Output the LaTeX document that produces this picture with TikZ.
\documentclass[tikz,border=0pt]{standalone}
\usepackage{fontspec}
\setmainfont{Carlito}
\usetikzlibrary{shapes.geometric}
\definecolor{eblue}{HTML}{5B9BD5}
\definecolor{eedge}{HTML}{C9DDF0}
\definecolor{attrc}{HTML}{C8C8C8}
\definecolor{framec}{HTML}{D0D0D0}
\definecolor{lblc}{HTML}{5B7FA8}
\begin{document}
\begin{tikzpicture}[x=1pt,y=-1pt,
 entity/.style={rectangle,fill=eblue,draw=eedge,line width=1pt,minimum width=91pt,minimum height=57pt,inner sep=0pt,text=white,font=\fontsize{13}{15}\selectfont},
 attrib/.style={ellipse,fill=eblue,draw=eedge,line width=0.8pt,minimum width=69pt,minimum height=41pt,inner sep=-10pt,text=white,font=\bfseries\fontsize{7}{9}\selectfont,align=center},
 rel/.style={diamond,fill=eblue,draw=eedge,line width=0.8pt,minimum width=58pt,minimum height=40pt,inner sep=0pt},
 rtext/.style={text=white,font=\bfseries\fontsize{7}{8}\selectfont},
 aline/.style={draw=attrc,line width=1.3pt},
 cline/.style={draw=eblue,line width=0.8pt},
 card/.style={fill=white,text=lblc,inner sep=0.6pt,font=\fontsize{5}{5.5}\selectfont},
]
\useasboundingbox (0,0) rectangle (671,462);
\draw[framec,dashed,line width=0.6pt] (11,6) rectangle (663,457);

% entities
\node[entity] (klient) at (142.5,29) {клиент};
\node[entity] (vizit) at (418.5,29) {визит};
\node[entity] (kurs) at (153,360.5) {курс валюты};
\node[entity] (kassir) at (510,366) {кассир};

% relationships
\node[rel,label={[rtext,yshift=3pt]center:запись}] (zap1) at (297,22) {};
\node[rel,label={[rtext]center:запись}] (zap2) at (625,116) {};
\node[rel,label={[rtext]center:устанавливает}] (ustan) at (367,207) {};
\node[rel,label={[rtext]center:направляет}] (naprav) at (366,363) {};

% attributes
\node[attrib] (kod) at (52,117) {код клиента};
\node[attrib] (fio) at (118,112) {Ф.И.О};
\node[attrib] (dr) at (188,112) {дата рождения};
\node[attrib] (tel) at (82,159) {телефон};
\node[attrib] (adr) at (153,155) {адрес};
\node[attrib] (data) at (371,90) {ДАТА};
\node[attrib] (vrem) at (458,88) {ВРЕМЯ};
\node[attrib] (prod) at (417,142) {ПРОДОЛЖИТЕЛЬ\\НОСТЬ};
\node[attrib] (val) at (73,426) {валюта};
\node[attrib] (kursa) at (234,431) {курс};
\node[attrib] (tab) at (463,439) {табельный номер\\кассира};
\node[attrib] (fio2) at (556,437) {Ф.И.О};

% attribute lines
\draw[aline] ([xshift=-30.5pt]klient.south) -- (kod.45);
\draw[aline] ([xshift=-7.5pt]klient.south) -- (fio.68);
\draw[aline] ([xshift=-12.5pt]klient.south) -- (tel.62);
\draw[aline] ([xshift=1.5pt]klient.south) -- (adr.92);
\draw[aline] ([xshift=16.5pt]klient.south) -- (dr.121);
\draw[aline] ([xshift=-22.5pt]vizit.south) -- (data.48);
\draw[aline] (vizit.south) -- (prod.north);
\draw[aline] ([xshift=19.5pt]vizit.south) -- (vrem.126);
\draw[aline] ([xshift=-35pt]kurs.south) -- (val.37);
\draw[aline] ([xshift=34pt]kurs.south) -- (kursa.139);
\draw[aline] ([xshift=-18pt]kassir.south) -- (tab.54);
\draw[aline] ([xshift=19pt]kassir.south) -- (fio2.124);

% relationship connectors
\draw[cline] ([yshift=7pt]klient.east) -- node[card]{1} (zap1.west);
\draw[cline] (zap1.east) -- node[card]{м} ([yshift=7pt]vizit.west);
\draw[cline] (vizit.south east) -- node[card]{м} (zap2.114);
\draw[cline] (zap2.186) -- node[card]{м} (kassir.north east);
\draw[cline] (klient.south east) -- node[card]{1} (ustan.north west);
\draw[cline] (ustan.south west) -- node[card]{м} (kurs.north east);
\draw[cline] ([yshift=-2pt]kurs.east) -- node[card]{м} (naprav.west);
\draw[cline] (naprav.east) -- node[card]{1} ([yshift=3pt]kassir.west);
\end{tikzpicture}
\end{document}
========================
=== Problem to work on ===
Repeat the listing above without any change.

=== Output below ===
Output the LaTeX document that produces this picture with TikZ.
\documentclass[tikz,border=0pt]{standalone}
\usepackage{fontspec}
\setmainfont{Carlito}
\usetikzlibrary{shapes.geometric}
\definecolor{eblue}{HTML}{5B9BD5}
\definecolor{eedge}{HTML}{C9DDF0}
\definecolor{attrc}{HTML}{C8C8C8}
\definecolor{framec}{HTML}{D0D0D0}
\definecolor{lblc}{HTML}{5B7FA8}
\begin{document}
\begin{tikzpicture}[x=1pt,y=-1pt,
 entity/.style={rectangle,fill=eblue,draw=eedge,line width=1pt,minimum width=91pt,minimum height=57pt,inner sep=0pt,text=white,font=\fontsize{13}{15}\selectfont},
 attrib/.style={ellipse,fill=eblue,draw=eedge,line width=0.8pt,minimum width=69pt,minimum height=41pt,inner sep=-10pt,text=white,font=\bfseries\fontsize{7}{9}\selectfont,align=center},
 rel/.style={diamond,fill=eblue,draw=eedge,line width=0.8pt,minimum width=58pt,minimum height=40pt,inner sep=0pt},
 rtext/.style={text=white,font=\bfseries\fontsize{7}{8}\selectfont},
 aline/.style={draw=attrc,line width=1.3pt},
 cline/.style={draw=eblue,line width=0.8pt},
 card/.style={fill=white,text=lblc,inner sep=0.6pt,font=\fontsize{5}{5.5}\selectfont},
]
\useasboundingbox (0,0) rectangle (671,462);
\draw[framec,dashed,line width=0.6pt] (11,6) rectangle (663,457);

% entities
\node[entity] (klient) at (142.5,29) {клиент};
\node[entity] (vizit) at (418.5,29) {визит};
\node[entity] (kurs) at (153,360.5) {курс валюты};
\node[entity] (kassir) at (510,366) {кассир};

% relationships
\node[rel,label={[rtext,yshift=3pt]center:запись}] (zap1) at (297,22) {};
\node[rel,label={[rtext]center:запись}] (zap2) at (625,116) {};
\node[rel,label={[rtext]center:устанавливает}] (ustan) at (367,207) {};
\node[rel,label={[rtext]center:направляет}] (naprav) at (366,363) {};

% attributes
\node[attrib] (kod) at (52,117) {код клиента};
\node[attrib] (fio) at (118,112) {Ф.И.О};
\node[attrib] (dr) at (188,112) {дата рождения};
\node[attrib] (tel) at (82,159) {телефон};
\node[attrib] (adr) at (153,155) {адрес};
\node[attrib] (data) at (371,90) {ДАТА};
\node[attrib] (vrem) at (458,88) {ВРЕМЯ};
\node[attrib] (prod) at (417,142) {ПРОДОЛЖИТЕЛЬ\\НОСТЬ};
\node[attrib] (val) at (73,426) {валюта};
\node[attrib] (kursa) at (234,431) {курс};
\node[attrib] (tab) at (463,439) {табельный номер\\кассира};
\node[attrib] (fio2) at (556,437) {Ф.И.О};

% attribute lines
\draw[aline] ([xshift=-30.5pt]klient.south) -- (kod.45);
\draw[aline] ([xshift=-7.5pt]klient.south) -- (fio.68);
\draw[aline] ([xshift=-12.5pt]klient.south) -- (tel.62);
\draw[aline] ([xshift=1.5pt]klient.south) -- (adr.92);
\draw[aline] ([xshift=16.5pt]klient.south) -- (dr.121);
\draw[aline] ([xshift=-22.5pt]vizit.south) -- (data.48);
\draw[aline] (vizit.south) -- (prod.north);
\draw[aline] ([xshift=19.5pt]vizit.south) -- (vrem.126);
\draw[aline] ([xshift=-35pt]kurs.south) -- (val.37);
\draw[aline] ([xshift=34pt]kurs.south) -- (kursa.139);
\draw[aline] ([xshift=-18pt]kassir.south) -- (tab.54);
\draw[aline] ([xshift=19pt]kassir.south) -- (fio2.124);

% relationship connectors
\draw[cline] ([yshift=7pt]klient.east) -- node[card]{1} (zap1.west);
\draw[cline] (zap1.east) -- node[card]{м} ([yshift=7pt]vizit.west);
\draw[cline] (vizit.south east) -- node[card]{м} (zap2.114);
\draw[cline] (zap2.186) -- node[card]{м} (kassir.north east);
\draw[cline] (klient.south east) -- node[card]{1} (ustan.north west);
\draw[cline] (ustan.south west) -- node[card]{м} (kurs.north east);
\draw[cline] ([yshift=-2pt]kurs.east) -- node[card]{м} (naprav.west);
\draw[cline] (naprav.east) -- node[card]{1} ([yshift=3pt]kassir.west);
\end{tikzpicture}
\end{document}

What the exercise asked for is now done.